I have one complaint about the book, but I am unsure whether it is valid. The school teachers and students seemed ridiculously and unrealistically harsh. Teachers in the book verbally criticize the students which I never saw at all while in school. Maybe it’s a difference in countries or maybe I just grew up going to schools that were strangely tame. It was somewhat distracting for me however, as it wasn’t completely believable.

But aside from that, Black Swan Green was tremendously entertaining and had me completely engrossed. I was a bit sad to see it end really and I look forward to David Mitchell’s next book, whatever that might be. I think he has become one of my favorite authors after this and Cloud Atlas. Time to go back and read his earlier novels, I think.

Rating: 4.5



  1. I have a feeling that traditional boarding schools in England are known for the bullying and harshness. At least under Charles Dickens’ hand!

    I have seen this one many times at the bookstore but never got to pick it up. Now I’ll check it out.

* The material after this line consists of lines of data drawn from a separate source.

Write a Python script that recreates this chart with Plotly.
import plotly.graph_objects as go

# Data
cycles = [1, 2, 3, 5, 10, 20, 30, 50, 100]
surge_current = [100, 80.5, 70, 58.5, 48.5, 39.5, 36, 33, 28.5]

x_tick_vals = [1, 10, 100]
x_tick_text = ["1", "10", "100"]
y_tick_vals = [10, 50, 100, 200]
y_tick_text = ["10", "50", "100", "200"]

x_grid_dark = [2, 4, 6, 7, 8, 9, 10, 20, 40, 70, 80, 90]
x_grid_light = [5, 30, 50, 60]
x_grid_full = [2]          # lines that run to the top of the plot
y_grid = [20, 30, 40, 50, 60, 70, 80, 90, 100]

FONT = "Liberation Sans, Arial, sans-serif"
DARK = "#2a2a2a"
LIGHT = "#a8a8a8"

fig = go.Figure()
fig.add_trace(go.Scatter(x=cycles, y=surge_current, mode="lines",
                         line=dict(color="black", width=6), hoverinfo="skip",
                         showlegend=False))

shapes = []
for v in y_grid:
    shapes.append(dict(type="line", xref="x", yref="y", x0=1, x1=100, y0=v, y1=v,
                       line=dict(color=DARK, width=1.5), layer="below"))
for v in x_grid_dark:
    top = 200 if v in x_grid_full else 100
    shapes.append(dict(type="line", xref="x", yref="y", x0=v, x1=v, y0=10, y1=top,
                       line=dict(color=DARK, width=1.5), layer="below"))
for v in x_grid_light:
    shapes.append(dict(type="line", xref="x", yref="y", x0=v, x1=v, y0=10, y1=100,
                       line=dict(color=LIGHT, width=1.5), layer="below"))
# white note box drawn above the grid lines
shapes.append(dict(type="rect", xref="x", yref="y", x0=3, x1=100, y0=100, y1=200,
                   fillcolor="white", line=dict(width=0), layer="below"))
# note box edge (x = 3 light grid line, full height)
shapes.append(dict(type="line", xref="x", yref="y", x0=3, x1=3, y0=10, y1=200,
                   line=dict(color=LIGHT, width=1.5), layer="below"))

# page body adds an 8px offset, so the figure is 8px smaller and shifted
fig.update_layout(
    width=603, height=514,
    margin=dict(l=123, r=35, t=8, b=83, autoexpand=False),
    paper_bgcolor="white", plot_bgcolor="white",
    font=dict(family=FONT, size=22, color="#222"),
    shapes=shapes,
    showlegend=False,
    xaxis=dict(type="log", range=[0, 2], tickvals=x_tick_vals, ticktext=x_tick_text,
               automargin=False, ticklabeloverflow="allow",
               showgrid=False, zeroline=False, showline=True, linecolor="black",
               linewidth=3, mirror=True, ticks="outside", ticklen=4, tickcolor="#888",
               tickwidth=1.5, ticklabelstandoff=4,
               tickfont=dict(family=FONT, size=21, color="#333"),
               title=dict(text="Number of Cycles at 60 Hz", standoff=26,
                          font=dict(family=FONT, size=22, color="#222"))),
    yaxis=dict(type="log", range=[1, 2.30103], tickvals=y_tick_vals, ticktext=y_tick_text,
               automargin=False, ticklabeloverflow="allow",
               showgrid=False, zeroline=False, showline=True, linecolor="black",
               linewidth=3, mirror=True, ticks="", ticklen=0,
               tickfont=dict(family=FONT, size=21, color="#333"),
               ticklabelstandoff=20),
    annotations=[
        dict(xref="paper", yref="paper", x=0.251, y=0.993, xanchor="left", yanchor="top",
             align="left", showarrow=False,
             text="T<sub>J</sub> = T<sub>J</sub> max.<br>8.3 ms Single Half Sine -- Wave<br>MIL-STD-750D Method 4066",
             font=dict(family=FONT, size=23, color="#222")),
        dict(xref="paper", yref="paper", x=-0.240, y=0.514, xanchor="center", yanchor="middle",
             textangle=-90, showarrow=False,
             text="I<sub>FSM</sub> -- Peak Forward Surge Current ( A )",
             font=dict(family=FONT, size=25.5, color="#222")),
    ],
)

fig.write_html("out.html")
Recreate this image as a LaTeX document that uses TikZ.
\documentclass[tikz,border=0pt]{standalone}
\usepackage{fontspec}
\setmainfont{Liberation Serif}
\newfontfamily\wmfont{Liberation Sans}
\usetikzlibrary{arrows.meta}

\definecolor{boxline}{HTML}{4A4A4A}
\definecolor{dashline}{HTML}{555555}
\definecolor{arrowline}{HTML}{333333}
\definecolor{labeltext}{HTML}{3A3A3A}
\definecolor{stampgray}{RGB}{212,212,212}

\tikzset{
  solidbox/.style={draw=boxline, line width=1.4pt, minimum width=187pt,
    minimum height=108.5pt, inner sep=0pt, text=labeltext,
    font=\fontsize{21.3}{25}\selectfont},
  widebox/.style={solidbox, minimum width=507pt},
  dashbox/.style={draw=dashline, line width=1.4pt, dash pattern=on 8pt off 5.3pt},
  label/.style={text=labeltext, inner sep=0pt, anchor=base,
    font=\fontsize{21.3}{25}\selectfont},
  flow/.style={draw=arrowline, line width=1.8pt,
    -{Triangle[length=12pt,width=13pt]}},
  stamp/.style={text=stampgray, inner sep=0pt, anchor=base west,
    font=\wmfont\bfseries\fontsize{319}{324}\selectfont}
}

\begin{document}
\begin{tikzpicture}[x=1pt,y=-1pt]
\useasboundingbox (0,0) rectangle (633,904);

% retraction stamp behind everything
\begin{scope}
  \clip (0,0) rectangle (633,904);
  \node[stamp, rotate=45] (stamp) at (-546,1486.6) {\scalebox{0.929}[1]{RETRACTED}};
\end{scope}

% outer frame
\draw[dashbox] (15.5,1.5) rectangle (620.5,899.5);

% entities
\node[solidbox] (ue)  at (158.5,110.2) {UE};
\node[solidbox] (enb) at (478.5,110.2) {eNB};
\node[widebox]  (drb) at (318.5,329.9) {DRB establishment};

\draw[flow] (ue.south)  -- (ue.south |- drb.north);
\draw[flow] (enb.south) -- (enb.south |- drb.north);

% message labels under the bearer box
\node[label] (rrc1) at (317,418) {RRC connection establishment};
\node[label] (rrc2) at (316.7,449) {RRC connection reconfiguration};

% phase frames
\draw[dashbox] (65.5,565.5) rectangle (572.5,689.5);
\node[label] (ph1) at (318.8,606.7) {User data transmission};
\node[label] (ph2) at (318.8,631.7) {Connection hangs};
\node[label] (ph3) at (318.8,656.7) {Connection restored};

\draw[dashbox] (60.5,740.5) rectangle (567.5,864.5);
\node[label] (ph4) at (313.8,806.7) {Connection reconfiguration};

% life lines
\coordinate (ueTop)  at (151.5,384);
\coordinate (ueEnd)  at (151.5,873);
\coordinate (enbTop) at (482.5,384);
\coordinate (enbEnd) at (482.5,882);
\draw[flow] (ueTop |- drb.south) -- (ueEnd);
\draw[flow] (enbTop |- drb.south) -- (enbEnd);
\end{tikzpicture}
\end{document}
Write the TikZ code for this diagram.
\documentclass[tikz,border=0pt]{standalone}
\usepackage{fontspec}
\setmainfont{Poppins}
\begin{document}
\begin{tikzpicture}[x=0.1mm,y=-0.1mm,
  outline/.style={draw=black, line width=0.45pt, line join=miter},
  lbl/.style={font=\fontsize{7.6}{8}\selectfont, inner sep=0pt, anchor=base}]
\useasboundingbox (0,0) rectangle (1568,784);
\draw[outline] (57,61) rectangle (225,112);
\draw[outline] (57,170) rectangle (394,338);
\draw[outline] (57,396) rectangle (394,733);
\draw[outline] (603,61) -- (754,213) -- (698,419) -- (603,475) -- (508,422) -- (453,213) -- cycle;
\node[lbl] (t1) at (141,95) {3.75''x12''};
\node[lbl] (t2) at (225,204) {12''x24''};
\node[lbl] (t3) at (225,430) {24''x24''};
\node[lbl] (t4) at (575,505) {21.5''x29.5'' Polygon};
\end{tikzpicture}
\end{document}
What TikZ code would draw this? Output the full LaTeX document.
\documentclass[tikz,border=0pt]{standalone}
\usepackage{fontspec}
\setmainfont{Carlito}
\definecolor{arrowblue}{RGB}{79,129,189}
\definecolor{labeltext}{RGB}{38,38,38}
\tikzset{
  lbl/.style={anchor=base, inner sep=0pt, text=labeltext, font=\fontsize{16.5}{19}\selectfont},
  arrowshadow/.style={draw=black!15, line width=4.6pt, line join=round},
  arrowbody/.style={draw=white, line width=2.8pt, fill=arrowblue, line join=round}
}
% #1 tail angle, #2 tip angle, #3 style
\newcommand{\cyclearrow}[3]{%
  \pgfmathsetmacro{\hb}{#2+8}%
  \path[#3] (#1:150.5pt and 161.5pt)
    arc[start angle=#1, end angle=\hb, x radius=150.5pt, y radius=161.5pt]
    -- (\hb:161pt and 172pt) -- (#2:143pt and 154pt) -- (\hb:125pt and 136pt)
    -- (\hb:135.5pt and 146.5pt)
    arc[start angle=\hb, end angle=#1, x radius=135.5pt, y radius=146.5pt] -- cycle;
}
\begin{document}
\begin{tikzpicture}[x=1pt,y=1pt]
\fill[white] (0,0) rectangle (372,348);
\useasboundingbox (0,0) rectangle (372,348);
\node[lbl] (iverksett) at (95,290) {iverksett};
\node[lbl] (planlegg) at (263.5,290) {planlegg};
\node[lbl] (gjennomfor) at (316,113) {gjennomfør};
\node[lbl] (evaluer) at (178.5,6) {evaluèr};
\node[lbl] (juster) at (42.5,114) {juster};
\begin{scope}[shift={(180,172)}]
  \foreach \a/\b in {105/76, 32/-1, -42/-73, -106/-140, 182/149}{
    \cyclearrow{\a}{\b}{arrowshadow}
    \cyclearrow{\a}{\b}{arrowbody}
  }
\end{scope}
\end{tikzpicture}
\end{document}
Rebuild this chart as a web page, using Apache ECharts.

  2. I loved Black Swan Green and Cloud Atlas. Mitchell has certainly become one of my favorite authors. I also thought it was very clever how he had Jason personify his stammer by calling it The Hangman – just loved that.

  3. Matt – It could very well be that they are a lot tougher than the type of school that I went to in middle class suburbia.

    verbivore – Yeah, the stuff about the stammer was pretty interesting, particularly how he personified it as you say and how he tried to avoid it.

  4. I enjoyed it more and more as I went on. Initially I thought the 80s references were too forced, but by the end they either eased up or I got used to them, being drawn instead into the story. I, too, questioned the brutality of the teachers- I thought it must be a British thing.

  5. John – I can recall your review, I considered it some as I read. I enjoyed the references to 80s music as I still listen to it, but I can see how the 80s stuff might become distracting at times for some.

  6. I live in Vancouver, but spent the first 28 years of my life in the UK. I don’t think any of it is particularly harsh (well perhaps a little). I have always had the impression that Canadian kids get an easier ride. We Brits like to torture each other, it builds character!! And no, I am not refering to boarding schools.

    I was exactly the same age as Jason at that time and I guess I still am!!). It brought back a lot of memories that I had completely forgotten. The word ‘pleb’ springs to mind.

  7. Oh…I’m so glad you liked this one!! When I read it a few months back, I was really impressed with it!!

  8. Mark – Thanks for the comment, nice to hear from someone that experienced things firsthand. We must have it easy here in the U.S. too. And I can’t say I’m disappointed. 🙂

    Stephanie – David Mitchell sure knows how to write a good one, I need to look up his other two novels as well.